— GIVEN MATERIAL —
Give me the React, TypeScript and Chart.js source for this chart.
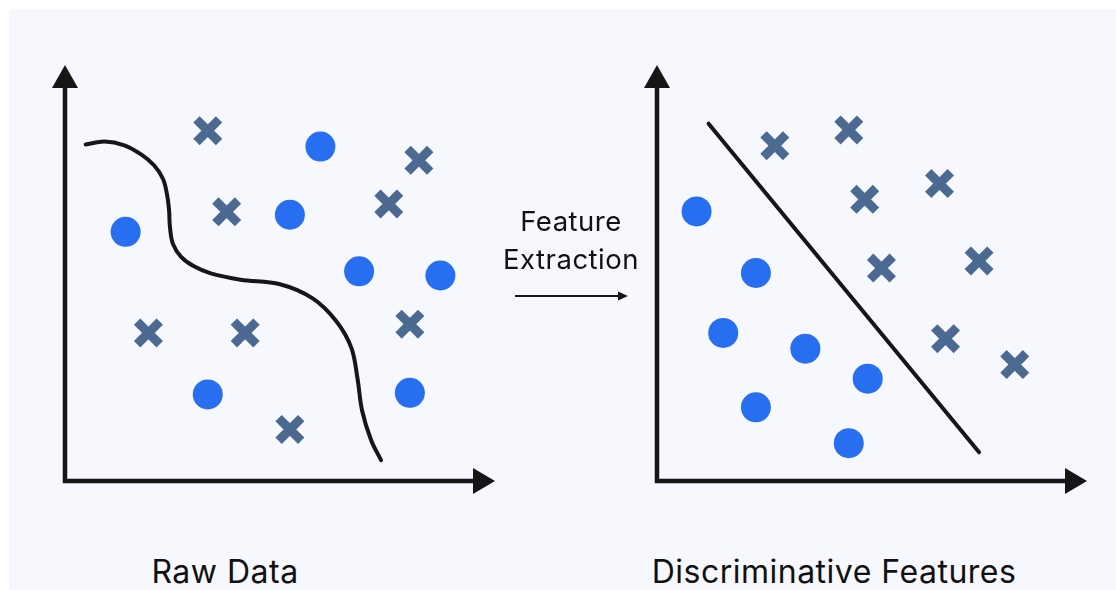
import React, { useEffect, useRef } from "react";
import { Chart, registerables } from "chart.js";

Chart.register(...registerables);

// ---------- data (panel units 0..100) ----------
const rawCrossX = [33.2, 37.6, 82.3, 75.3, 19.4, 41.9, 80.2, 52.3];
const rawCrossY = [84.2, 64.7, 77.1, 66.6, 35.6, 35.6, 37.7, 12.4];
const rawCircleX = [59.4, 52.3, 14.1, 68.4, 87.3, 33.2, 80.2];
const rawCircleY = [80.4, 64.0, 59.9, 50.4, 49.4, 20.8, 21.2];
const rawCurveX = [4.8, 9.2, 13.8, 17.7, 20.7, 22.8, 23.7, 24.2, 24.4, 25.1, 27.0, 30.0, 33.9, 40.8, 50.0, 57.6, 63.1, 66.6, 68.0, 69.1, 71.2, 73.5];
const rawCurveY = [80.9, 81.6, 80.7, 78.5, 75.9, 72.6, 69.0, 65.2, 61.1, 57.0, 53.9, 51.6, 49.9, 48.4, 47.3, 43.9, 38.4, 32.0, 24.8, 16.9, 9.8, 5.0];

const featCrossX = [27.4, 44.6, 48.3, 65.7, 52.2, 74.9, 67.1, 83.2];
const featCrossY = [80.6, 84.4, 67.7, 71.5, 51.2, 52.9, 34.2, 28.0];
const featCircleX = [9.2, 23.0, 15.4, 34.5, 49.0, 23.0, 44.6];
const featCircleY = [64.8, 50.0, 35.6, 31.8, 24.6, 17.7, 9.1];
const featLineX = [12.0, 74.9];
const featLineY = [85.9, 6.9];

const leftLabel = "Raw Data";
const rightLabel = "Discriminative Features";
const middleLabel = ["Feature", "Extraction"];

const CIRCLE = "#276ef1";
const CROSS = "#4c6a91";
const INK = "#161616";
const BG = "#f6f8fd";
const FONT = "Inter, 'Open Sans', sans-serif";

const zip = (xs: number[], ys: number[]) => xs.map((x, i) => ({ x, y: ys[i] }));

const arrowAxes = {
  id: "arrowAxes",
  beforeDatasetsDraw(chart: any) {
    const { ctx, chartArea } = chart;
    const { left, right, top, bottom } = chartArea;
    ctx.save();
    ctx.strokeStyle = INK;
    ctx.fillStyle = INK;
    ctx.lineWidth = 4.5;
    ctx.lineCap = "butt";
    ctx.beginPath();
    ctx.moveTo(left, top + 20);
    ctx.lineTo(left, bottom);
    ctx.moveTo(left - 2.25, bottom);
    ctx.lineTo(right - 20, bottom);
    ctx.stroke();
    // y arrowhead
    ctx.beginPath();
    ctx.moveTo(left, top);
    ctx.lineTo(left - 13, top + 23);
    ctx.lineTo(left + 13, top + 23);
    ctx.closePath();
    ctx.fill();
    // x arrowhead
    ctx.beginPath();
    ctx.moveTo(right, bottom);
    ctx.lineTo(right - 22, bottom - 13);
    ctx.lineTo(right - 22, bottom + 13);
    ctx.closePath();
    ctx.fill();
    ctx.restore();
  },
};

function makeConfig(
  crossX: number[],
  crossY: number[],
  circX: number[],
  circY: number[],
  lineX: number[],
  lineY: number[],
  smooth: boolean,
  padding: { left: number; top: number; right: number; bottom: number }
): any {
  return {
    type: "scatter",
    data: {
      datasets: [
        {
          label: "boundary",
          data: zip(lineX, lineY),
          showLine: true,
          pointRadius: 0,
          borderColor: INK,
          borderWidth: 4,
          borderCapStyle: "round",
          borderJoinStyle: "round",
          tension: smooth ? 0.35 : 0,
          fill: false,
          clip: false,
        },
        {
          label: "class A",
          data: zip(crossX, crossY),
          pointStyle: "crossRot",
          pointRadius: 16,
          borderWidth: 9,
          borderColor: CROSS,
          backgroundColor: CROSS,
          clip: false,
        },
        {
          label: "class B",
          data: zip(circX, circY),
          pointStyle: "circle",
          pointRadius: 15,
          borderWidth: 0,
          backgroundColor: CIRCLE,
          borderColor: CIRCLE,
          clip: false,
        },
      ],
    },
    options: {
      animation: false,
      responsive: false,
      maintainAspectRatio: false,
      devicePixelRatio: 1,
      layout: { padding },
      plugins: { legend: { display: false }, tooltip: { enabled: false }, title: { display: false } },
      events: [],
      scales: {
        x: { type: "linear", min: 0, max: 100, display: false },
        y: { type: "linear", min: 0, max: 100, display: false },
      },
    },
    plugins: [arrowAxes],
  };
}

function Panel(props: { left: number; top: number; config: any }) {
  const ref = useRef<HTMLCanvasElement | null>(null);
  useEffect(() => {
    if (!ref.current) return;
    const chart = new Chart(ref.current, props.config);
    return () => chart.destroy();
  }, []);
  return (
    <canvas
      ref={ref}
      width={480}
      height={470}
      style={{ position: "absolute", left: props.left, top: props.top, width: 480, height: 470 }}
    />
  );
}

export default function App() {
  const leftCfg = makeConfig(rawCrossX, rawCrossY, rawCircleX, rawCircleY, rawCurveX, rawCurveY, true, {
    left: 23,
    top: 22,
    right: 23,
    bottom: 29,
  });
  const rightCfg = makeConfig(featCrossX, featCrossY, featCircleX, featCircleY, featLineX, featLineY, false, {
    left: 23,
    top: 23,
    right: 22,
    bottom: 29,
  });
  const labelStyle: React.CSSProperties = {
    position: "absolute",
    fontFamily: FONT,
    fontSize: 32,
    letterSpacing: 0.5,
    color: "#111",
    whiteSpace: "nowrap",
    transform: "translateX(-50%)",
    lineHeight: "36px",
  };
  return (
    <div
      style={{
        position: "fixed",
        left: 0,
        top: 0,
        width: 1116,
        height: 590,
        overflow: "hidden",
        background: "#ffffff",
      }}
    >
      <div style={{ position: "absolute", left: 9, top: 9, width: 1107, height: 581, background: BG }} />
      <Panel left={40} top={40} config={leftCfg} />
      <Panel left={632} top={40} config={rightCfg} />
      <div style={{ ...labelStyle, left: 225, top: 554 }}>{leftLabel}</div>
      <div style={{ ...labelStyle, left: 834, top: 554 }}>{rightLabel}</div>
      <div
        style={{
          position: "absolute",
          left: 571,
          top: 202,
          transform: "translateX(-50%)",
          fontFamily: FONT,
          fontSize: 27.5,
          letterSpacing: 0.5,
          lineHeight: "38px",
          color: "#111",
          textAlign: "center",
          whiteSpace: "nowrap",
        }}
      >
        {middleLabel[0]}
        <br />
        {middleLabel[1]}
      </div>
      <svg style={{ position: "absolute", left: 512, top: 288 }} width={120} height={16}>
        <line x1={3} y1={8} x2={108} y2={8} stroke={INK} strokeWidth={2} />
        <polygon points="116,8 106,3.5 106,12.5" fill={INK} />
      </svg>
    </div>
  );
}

— WORK TO DO —
Repeat exactly and only the lines from the start of the data above through the line that holds "const zip = (xs: number[], ys: number[])", inclusive. Pictures do not belong in the copy.

— EXERCISE ANSWER —
Give me the React, TypeScript and Chart.js source for this chart.
import React, { useEffect, useRef } from "react";
import { Chart, registerables } from "chart.js";

Chart.register(...registerables);

// ---------- data (panel units 0..100) ----------
const rawCrossX = [33.2, 37.6, 82.3, 75.3, 19.4, 41.9, 80.2, 52.3];
const rawCrossY = [84.2, 64.7, 77.1, 66.6, 35.6, 35.6, 37.7, 12.4];
const rawCircleX = [59.4, 52.3, 14.1, 68.4, 87.3, 33.2, 80.2];
const rawCircleY = [80.4, 64.0, 59.9, 50.4, 49.4, 20.8, 21.2];
const rawCurveX = [4.8, 9.2, 13.8, 17.7, 20.7, 22.8, 23.7, 24.2, 24.4, 25.1, 27.0, 30.0, 33.9, 40.8, 50.0, 57.6, 63.1, 66.6, 68.0, 69.1, 71.2, 73.5];
const rawCurveY = [80.9, 81.6, 80.7, 78.5, 75.9, 72.6, 69.0, 65.2, 61.1, 57.0, 53.9, 51.6, 49.9, 48.4, 47.3, 43.9, 38.4, 32.0, 24.8, 16.9, 9.8, 5.0];

const featCrossX = [27.4, 44.6, 48.3, 65.7, 52.2, 74.9, 67.1, 83.2];
const featCrossY = [80.6, 84.4, 67.7, 71.5, 51.2, 52.9, 34.2, 28.0];
const featCircleX = [9.2, 23.0, 15.4, 34.5, 49.0, 23.0, 44.6];
const featCircleY = [64.8, 50.0, 35.6, 31.8, 24.6, 17.7, 9.1];
const featLineX = [12.0, 74.9];
const featLineY = [85.9, 6.9];

const leftLabel = "Raw Data";
const rightLabel = "Discriminative Features";
const middleLabel = ["Feature", "Extraction"];

const CIRCLE = "#276ef1";
const CROSS = "#4c6a91";
const INK = "#161616";
const BG = "#f6f8fd";
const FONT = "Inter, 'Open Sans', sans-serif";

const zip = (xs: number[], ys: number[]) => xs.map((x, i) => ({ x, y: ys[i] }));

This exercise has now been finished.